I know three is a crowd, and someone is always excluded. That someone by the way is never Kate, unless Kate decides she wants to exclude herself. Kate is the ring leader. Poor Adam never excludes anyone. He is on the bottom rung. K is sometimes the excluded (by Kate) or sometimes the excluder (to Adam). I explain to K that what she is now doing to Adam is what upsets her when Kate does it to her. And then K feels bad. Unlike Kate who doesn't seem to feel bad at all.
I sort of alternate between telling him that they are being mean girls and he must stay with me and we will do something together or marching over to them and telling them to stop being such mean girls and play with Adam.
What do I do?
Do I sit Kate down for a stern talking to about being a mean girl (which I do, often. But it doesn't seem to get through to her. I am not sure what to say to her that will hit home about how she is hurting K's feelings when she ignores her.) I absolutely hate that she can be a mean girl. She doesn't really do it to other kids except Adam and K. It is worse that K's mom is my best friend. I want to DIE when Kate is mean to K.
Do I MAKE Kate play with K when she doesn't want to? Or is she entitled to some time out if she wants? It *is* a lot of togetherness and I myself am a big fan of self-imposed time out. But being mean is not acceptable.
(Just had a thought - perhaps I can try to teach her to use nice, non-hurtful words to explain to K that she needs time out. Plan! I have been so focused on the fact that Kate doesn't want to play with K at that particular moment that I was trying to MAKE her want to play. Instead perhaps I should accept that she doesn't want to play for a while, but insist that she does it in a way that is acceptable? Hmmm, blogging your thoughts does help!)
What about poor K? How is she going to feel when her best friend says "I want to spend some time away from you"? K is a sensitive child and she will often say "Kate doesn't like me, she doesn't want to be my friend" when these things happen. She gets heart-sore.
(Side note: K is an only child so doesn't have any other experience of sibling interaction besides what she is getting from Adam and Kate)
Do I MAKE K and Kate play with Adam, or does he need to learn that sometimes kids don't want to play with you? (Even if you were perfectly acceptable as a play date to either K or Kate just five minutes ago. Poor Adam)
I will give you another example of Kate being a mean girl. K will say "oooh, the pink one is our favourite hey Kate, and Kate will (with deliberate intent) say "actually, I prefer the purple one". Poor K has then committed herself to choosing the pink one but desperately want to choose the same one as her best friend and will then say "actually, I like the purple one best too". I want to say to Kate "dont be such a cow, you did that on purpose" and I want to say to K "don't let Kate influence what you want, if you like the pink one stick with it, you don't have to like the same colour". Argghhh! (And if Adam is there, he will say "you guys can choose first, I don't mind taking whatever colour is left over)
I am also very conscious that I am more sensitive to the situation because K's mom is my best friend - I hate that someone is sometimes mean to my best friend's child.
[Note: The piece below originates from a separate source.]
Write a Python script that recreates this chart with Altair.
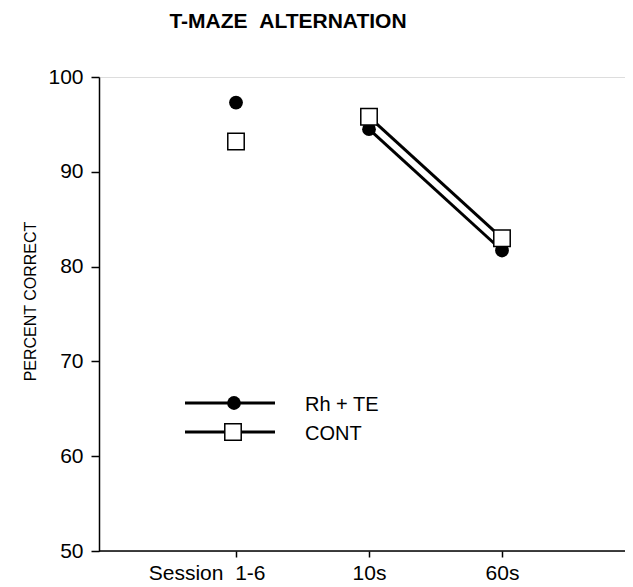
import altair as alt
import pandas as pd

# ---- data ----
conditions = ["Session 1-6", "10s", "60s"]
rh_te = [97.3, 94.5, 81.7]
cont = [93.2, 95.8, 83.0]
groups = ["Rh + TE", "CONT"]
y_ticks = [50, 60, 70, 80, 90, 100]

rows = []
for c, a, b in zip(conditions, rh_te, cont):
    rows.append({"cond": c, "group": groups[0], "value": a})
    rows.append({"cond": c, "group": groups[1], "value": b})
df = pd.DataFrame(rows)
df_lines = df[df["cond"] != conditions[0]]

FONT = "Liberation Sans"
W, H = 526, 474
NB = "\u00a0"

xenc = alt.X(
    "cond:N",
    sort=conditions,
    scale=alt.Scale(type="point", domain=conditions, range=[137, 403], padding=0),
    axis=alt.Axis(
        title=None,
        domain=False,
        ticks=True,
        tickSize=6,
        tickColor="black",
        tickWidth=1.5,
        labelFont=FONT,
        labelFontSize=21,
        labelColor="black",
        labelPadding=5,
        labelAngle=0,
        labelAlign={"condition": {"test": "datum.value == 'Session 1-6'", "value": "right"}, "value": "center"},
        labelOffset={"condition": {"test": "datum.value == 'Session 1-6'", "value": 29}, "value": 0},
        labelExpr="datum.value == 'Session 1-6' ? 'Session" + NB + NB + "1-6' : datum.value",
    ),
)
yenc = alt.Y(
    "value:Q",
    scale=alt.Scale(domain=[50, 100], nice=False, zero=False),
    axis=alt.Axis(
        values=y_ticks,
        title="PERCENT CORRECT",
        titleFont=FONT,
        titleFontSize=16,
        titleFontWeight="normal",
        titleColor="black",
        titlePadding=9,
        titleY=224,
        labelFont=FONT,
        labelFontSize=21,
        labelColor="black",
        labelPadding=8,
        tickSize=8,
        tickColor="black",
        tickWidth=1.5,
        domainColor="black",
        domainWidth=1.5,
        grid=False,
    ),
)

lines = alt.Chart(df_lines).mark_line(color="black", strokeWidth=3).encode(
    x=xenc, y=yenc, detail="group:N"
)
circles = alt.Chart(df[df["group"] == groups[0]]).mark_point(
    shape="circle", filled=True, color="black", size=190, opacity=1
).encode(x=xenc, y=yenc)
squares = alt.Chart(df[df["group"] == groups[1]]).mark_point(
    shape="square", filled=True, fill="white", stroke="black", strokeWidth=1.5, size=270, opacity=1
).encode(x=xenc, y=yenc)

xaxis_line = alt.Chart(pd.DataFrame({"a": [0]})).mark_rule(color="black", strokeWidth=1.5).encode(
    x=alt.value(0), x2=alt.value(W), y=alt.value(H)
)

# ---- legend drawn inside the plot ----
leg_y = [326, 355]
leg = []
for g, yy, shp in zip(groups, leg_y, ["circle", "square"]):
    base = alt.Chart(pd.DataFrame({"label": [g]}))
    leg.append(base.mark_rule(color="black", strokeWidth=3).encode(
        x=alt.value(86), x2=alt.value(176), y=alt.value(yy)))
    if shp == "circle":
        leg.append(base.mark_point(shape="circle", filled=True, color="black", size=190, opacity=1).encode(
            x=alt.value(135), y=alt.value(yy)))
    else:
        leg.append(base.mark_point(shape="square", filled=True, fill="white", stroke="black",
                                   strokeWidth=1.5, size=270, opacity=1).encode(
            x=alt.value(134), y=alt.value(yy)))
    leg.append(base.mark_text(align="left", baseline="middle", font=FONT, fontSize=20, color="black",
                              dy=2).encode(
        x=alt.value(206), y=alt.value(yy), text="label:N"))

chart = alt.layer(lines, circles, squares, xaxis_line, *leg).properties(
    width=W,
    height=H,
    autosize=alt.AutoSizeParams(type="none"),
    padding={"left": 91, "top": 69, "right": 0, "bottom": 34},
    title=alt.TitleParams(
        "T-MAZE" + NB + NB + "ALTERNATION",
        font=FONT,
        fontSize=21,
        fontWeight="bold",
        color="black",
        anchor="middle",
        dx=-74,
        offset=34,
    ),
).configure_view(stroke=None).configure(background="white")

chart.save("out.html", embed_options={"renderer": "svg", "actions": False})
And I especially hate that that someone is my child!!
Or do we just leave them alone to sort their own battles out?
Just as an aside, but on a related note: Adam told me last week that a boy at school (a well known naughty boy) took him in a neck-hold and threw him to the ground. So I said "that is not very nice, I think I must have a word with him" (half joking). Later on in the day Adam said that one of the boys in his class (who he is actually quite friendly with) said "my brother is going to kill your mother". So I said "that is not very nice, perhaps I should have a word with his mother". So Adam said "No no Mom, please don't have a word with anyone if they be ugly to me, its fine". Poor boy. I felt quite proud of him for not wanting me to fight his battles. Which I will totally do if I felt he was being bullied in anyway, but I strongly suspect that the first incident was probably after a period of rough play (in other words, Adam is not totally innocent) and the second incident wasn't a real threat, it was more a 6 year old being silly. I have told both my kids that if anything happens on the playground, go and tell the teacher immediately. The teachers keep a watchful eye and the teacher can decide whether it was bullying or not. I wasn't there and I am only hearing one side of the story.
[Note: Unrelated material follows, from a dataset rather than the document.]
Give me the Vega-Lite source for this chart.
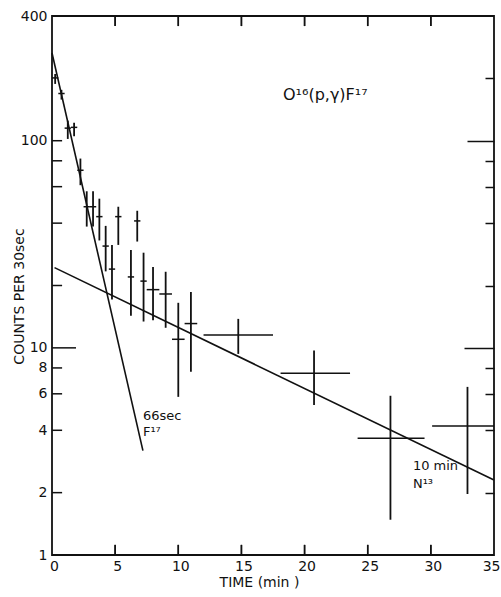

Believe me, I will be there like a bear if anyone bullies my child, but I am not one of those moms who is going to be on the playground every five minutes shaking up some young child for being ugly to my child.
Somehow is harder for me to be the parent of the child who is mean rather than the child who someone is mean to. I can't stand the thought that one of my children would be mean to someone. And that is exactly what Kate can do. I hate it and I don't know how to handle it. As sensitive as Adam is to other people's feelings is as insensitive Kate can be to other people's feelings, especially her 'siblings' (K and Adam). I think when they were handing out sensitivity in the womb, they used Kate's share up on Adam.
(Adam was playing rugby on Monday, they were put in pairs and one poor little boy didn't have a partner so he started crying. Adam put up his hand and said "Coach, I will be his partner". He is such a sweet, sensitive child. A total PITA sometimes, but he has such a good heart)
So dear blog readers, what do you think? Do I leave the children to their own devices in terms of managing their relationship with each other, or do I intervene and make them 'do the right thing'?
PS Please do not say anything horrible about Kate, K or Adam. They are all three lovely children and while they each have their flaws, they are good children. I want constructive comment, not name calling or insults. Just in case anyone was tempted to go that way. You are welcome to call me names, I am quite used to that.